**PROVIDED MATERIAL**:
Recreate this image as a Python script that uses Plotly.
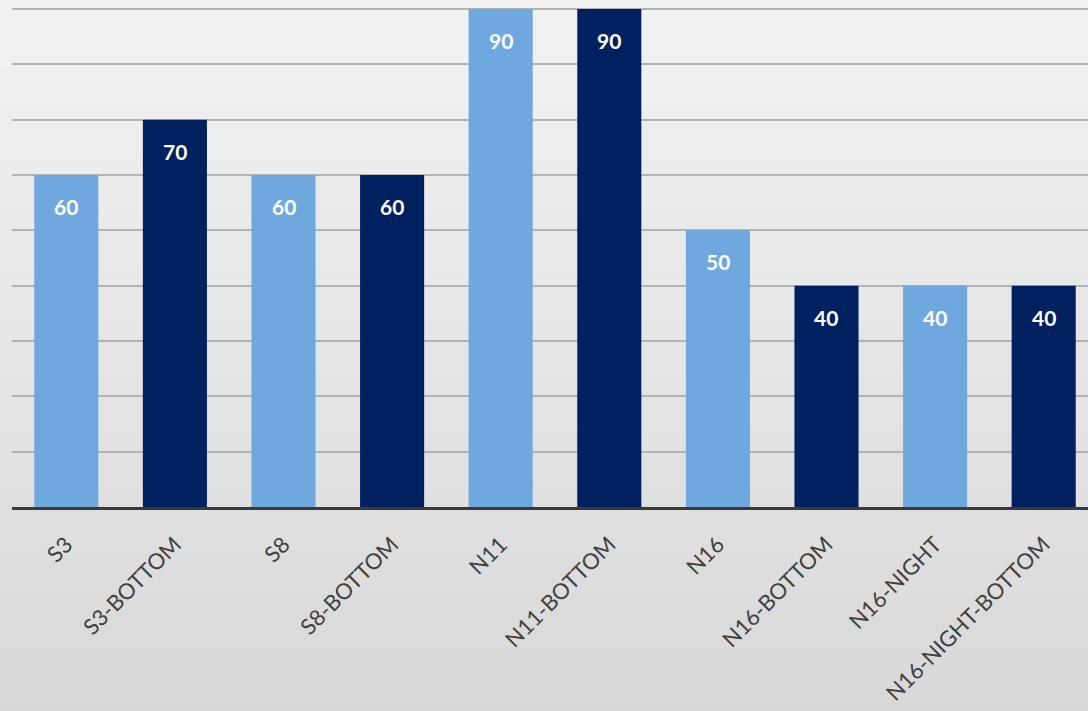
import plotly.graph_objects as go

categories = ["S3", "S3-BOTTOM", "S8", "S8-BOTTOM", "N11", "N11-BOTTOM",
              "N16", "N16-BOTTOM", "N16-NIGHT", "N16-NIGHT-BOTTOM"]
values = [60, 70, 60, 60, 90, 90, 50, 40, 40, 40]
bar_colors = ["#6FA8DF", "#002060"] * 5

fig = go.Figure()

# background vertical gradient bands (paper coords span -0.41 .. 1.0)
n = 40
top = (242, 242, 242)
bot = (216, 216, 216)
y_lo, y_hi = -0.42, 1.01
h = (y_hi - y_lo) / n
for i in range(n):
    t = i / (n - 1)
    c = tuple(int(round(top[k] + (bot[k] - top[k]) * t)) for k in range(3))
    fig.add_shape(type="rect", xref="paper", yref="paper",
                  x0=-0.02, x1=1.02,
                  y0=y_hi - (i + 1) * h - 0.002, y1=y_hi - i * h,
                  fillcolor="rgb(%d,%d,%d)" % c, line_width=0, layer="below")

fig.add_trace(go.Bar(
    x=categories, y=values, marker_color=bar_colors, marker_line_width=0,
    showlegend=False, hoverinfo="skip"))

for c, v in zip(categories, values):
    fig.add_annotation(x=c, y=v, text="<b>%d</b>" % v, showarrow=False,
                       yanchor="top", yshift=-17,
                       font=dict(family="Lato", size=21, color="white"))

fig.update_layout(
    width=1088, height=711,
    margin=dict(l=12, r=0, t=0, b=204),
    paper_bgcolor="#dcdcdc", plot_bgcolor="rgba(0,0,0,0)",
    bargap=0.41,
    xaxis=dict(range=[-0.5, 9.408], showgrid=False, tickangle=-45,
               automargin=False,
               tickfont=dict(family="Lato", size=22, color="#404040"),
               showline=True, linecolor="#3a3a3a", linewidth=3,
               ticks="outside", ticklen=13, tickcolor="rgba(0,0,0,0)"),
    yaxis=dict(range=[0, 91.63], dtick=10, showgrid=True, gridcolor="#b3b3b3",
               gridwidth=1.5, showticklabels=False, zeroline=False,
               automargin=False),
)

fig.write_html("out.html")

**SHORT PROBLEM**: Copy the material above exactly and drop the pictures.

**RESPONSE**:
Recreate this image as a Python script that uses Plotly.
import plotly.graph_objects as go

categories = ["S3", "S3-BOTTOM", "S8", "S8-BOTTOM", "N11", "N11-BOTTOM",
              "N16", "N16-BOTTOM", "N16-NIGHT", "N16-NIGHT-BOTTOM"]
values = [60, 70, 60, 60, 90, 90, 50, 40, 40, 40]
bar_colors = ["#6FA8DF", "#002060"] * 5

fig = go.Figure()

# background vertical gradient bands (paper coords span -0.41 .. 1.0)
n = 40
top = (242, 242, 242)
bot = (216, 216, 216)
y_lo, y_hi = -0.42, 1.01
h = (y_hi - y_lo) / n
for i in range(n):
    t = i / (n - 1)
    c = tuple(int(round(top[k] + (bot[k] - top[k]) * t)) for k in range(3))
    fig.add_shape(type="rect", xref="paper", yref="paper",
                  x0=-0.02, x1=1.02,
                  y0=y_hi - (i + 1) * h - 0.002, y1=y_hi - i * h,
                  fillcolor="rgb(%d,%d,%d)" % c, line_width=0, layer="below")

fig.add_trace(go.Bar(
    x=categories, y=values, marker_color=bar_colors, marker_line_width=0,
    showlegend=False, hoverinfo="skip"))

for c, v in zip(categories, values):
    fig.add_annotation(x=c, y=v, text="<b>%d</b>" % v, showarrow=False,
                       yanchor="top", yshift=-17,
                       font=dict(family="Lato", size=21, color="white"))

fig.update_layout(
    width=1088, height=711,
    margin=dict(l=12, r=0, t=0, b=204),
    paper_bgcolor="#dcdcdc", plot_bgcolor="rgba(0,0,0,0)",
    bargap=0.41,
    xaxis=dict(range=[-0.5, 9.408], showgrid=False, tickangle=-45,
               automargin=False,
               tickfont=dict(family="Lato", size=22, color="#404040"),
               showline=True, linecolor="#3a3a3a", linewidth=3,
               ticks="outside", ticklen=13, tickcolor="rgba(0,0,0,0)"),
    yaxis=dict(range=[0, 91.63], dtick=10, showgrid=True, gridcolor="#b3b3b3",
               gridwidth=1.5, showticklabels=False, zeroline=False,
               automargin=False),
)

fig.write_html("out.html")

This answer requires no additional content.